In the next scene we see Eleanor biking to a bridge and looking at the water. We realize that she has lost the will to live. Through the course of the film, we are able to piece together the sources of her despair. She feels her relationship with Conor has changed and she is desperate to find herself again. Both of them share a consuming grief over the death of their baby son a few months earlier, but they are unable and unwilling to talk about it. There is nothing Conor can do or say to stop his wife from leaving him.

After she survives her suicide attempt at the bridge, Eleanor seeks solace in the Connecticut home of her parents. Her father (William Hurt) teaches at NYU, and her mother (Isabelle Huppert) is a former violinist who never really wanted the maternal life. Eleanor's sister (Jess Wexler) and her son try to cheer her up but everyone in the household feels the tension and the confusion of this depressed young woman. She apologizes for dropping into their lives and "sucking all the air out of the room."

Conor tracks his wife down and discovers that she is taking a course in identity theory, a good subject for her given that she admits to not knowing who she really is nor what she wants. Her professor (Viola Davis) takes an interest in her and eventually suggests she finish her anthropology dissertation in Paris.

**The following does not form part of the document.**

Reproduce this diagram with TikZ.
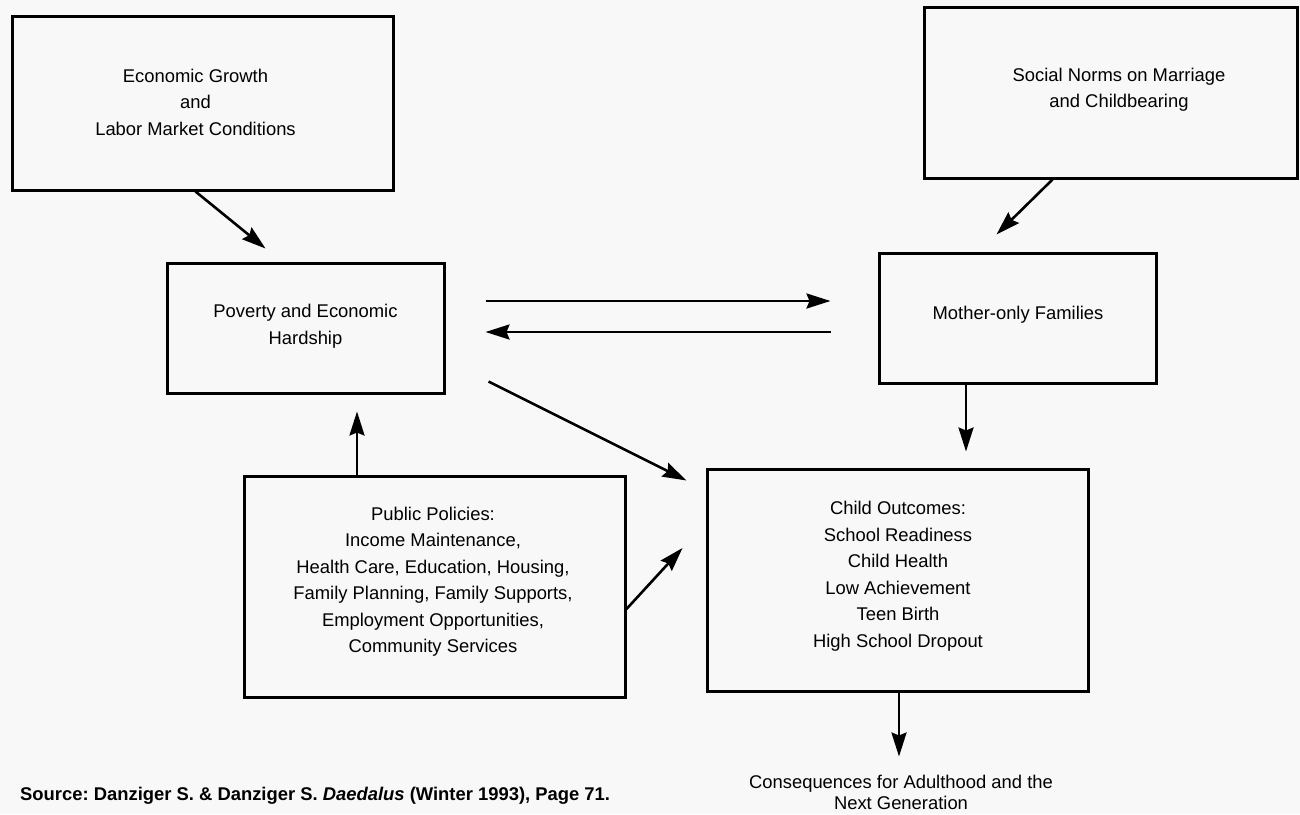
\documentclass[tikz,border=0pt]{standalone}
\usepackage{fontspec}
\setmainfont{Liberation Sans}
\usetikzlibrary{arrows.meta,calc}
\definecolor{pagebg}{RGB}{248,248,248}
\frenchspacing
\begin{document}
\begin{tikzpicture}[x=1pt,y=-1pt,
  box/.style={draw, line width=3pt, inner sep=0pt},
  txt/.style={align=center, inner sep=0pt, font=\fontsize{18.4}{26.5}\selectfont},
  arr/.style={line width=2.6pt, -{Stealth[length=24pt,width=15pt,inset=3pt]}}]
\fill[pagebg] (0,0) rectangle (1300,814);
\useasboundingbox (0,0) rectangle (1300,814);

% boxes
\node[box, minimum width=381pt, minimum height=174pt] (eg)    at (202.5,103) {};
\node[box, minimum width=277pt, minimum height=130pt] (pov)   at (305.5,328) {};
\node[box, minimum width=373pt, minimum height=171pt] (soc)   at (1110.5,92.5) {};
\node[box, minimum width=277pt, minimum height=130pt] (mom)   at (1017.5,318) {};
\node[box, minimum width=381pt, minimum height=221pt] (pol)   at (434.5,586.5) {};
\node[box, minimum width=381pt, minimum height=222pt] (child) at (897.5,580) {};

% texts
\node[txt] (egt)  at (195.5,102) {Economic Growth\\and\\Labor Market Conditions};
\node[txt] (povt) at (305.5,326) {Poverty and Economic\\Hardship};
\node[txt] (soct) at (1119,89.5) {Social Norms on Marriage\\and Childbearing};
\node[txt] (momt) at (1018,315) {Mother-only Families};
\node[txt] (polt) at (433,581.5) {Public Policies:\\Income Maintenance,\\Health Care, Education, Housing,\\Family Planning, Family Supports,\\Employment Opportunities,\\Community Services};
\node[txt] (childt) at (898,576) {Child Outcomes:\\School Readiness\\Child Health\\Low Achievement\\Teen Birth\\High School Dropout};
\node[txt, font=\fontsize{18.4}{21}\selectfont] (cons) at (901,792.5) {Consequences for Adulthood and the\\Next Generation};
\node[inner sep=0pt, anchor=base west, font=\fontsize{18.4}{22}\selectfont\bfseries] (src) at (20,800)
  {Source: Danziger S. \& Danziger S. \textit{Daedalus} (Winter 1993), Page 71.};

% connectors
\draw[arr] ($(eg.south west)+(185,0)$) -- ($(pov.north west)+(100,-13)$);
\draw[arr] ($(pov.east)+(40,-27)$) -- ($(mom.west)+(-47,-17)$);
\draw[arr] ($(mom.west)+(-47,14)$) -- ($(pov.east)+(40,4)$);
\draw[arr] ($(soc.south west)+(130,0)$) -- ($(mom.north west)+(119,-17)$);
\draw[arr] ($(mom.south)+(-51.5,0)$) -- ++(0,67);
\draw[arr] ($(pov.south east)+(43,-13)$) -- ($(child.north west)+(-19,13)$);
\draw[arr] ($(pol.north)+(-77.5,0)$) -- ++(0,-63);
\draw[arr] ($(pol.east)+(0,22.5)$) -- ($(child.west)+(-23,-32)$);
\draw[arr] ($(child.south)+(1.5,0)$) -- ++(0,64);
\end{tikzpicture}
\end{document}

Meanwhile, Conor sinks into a deeper funk after he is struck by a taxi, finds out he will have to sell his bar, packs up the apartment he shared with Eleanor, and moves in with this father (Ciaran Hinds). He receives moral support from his best friend (Bill Hader) and is seduced by the lonely barmaid (Nina Arianda) who works for him.

At one point, Conor's dad who runs a successful restaurant and is getting more philosophical as he ages, says to him: "It isn't yours to investigate the past . . . you shouldn't be interested in regretting things." Still, Conor wants to know why Eleanor has left him. Her family struggles to find a way to help her. Her father observes, "Tragedy is a foreign country — we don't know how to talk to the natives." Both of them ask whether others see them as different people.

First time writer and director Ned Benson refuses to simplify the complex and paradoxical challenges faced by Conor and Eleanor as they each try to stand up on their own two legs in a world where all the old verities no longer seem relevant. Life and especially the deluge of losses which take a heavy toll on our souls leave us more willing than ever to admit that we don't have answers to the tragedies and setbacks which deck us.

In one of the film's many magical moments, Eleanor's father recounts an incident when she was about two years old and he carried her out into the ocean. After they were hit by a large wave, he came up without her — the worst moment of his life — and then felt her at his feet — the best moment of his life. Life is like that, sorrow and joy bump into each other.

Benson has not only written a substantive screenplay, he has also drawn out nuanced and touching performances from James McAvoy and Jessica Chastain as Conor and Eleanor. They are surrounded by strong and standout performances by all the cast, especially Ciaran Hinds, William Hurt, and Viola Davis. These characters provide the emotional workshop where Conor and Eleanor are able to test their wings as they embark upon the path to new lives. And as they explore the mysteries of love and loss, we find ourselves doing the same.

Special features on the DVD include a Q & A with Jessica Chastain & James McAvoy.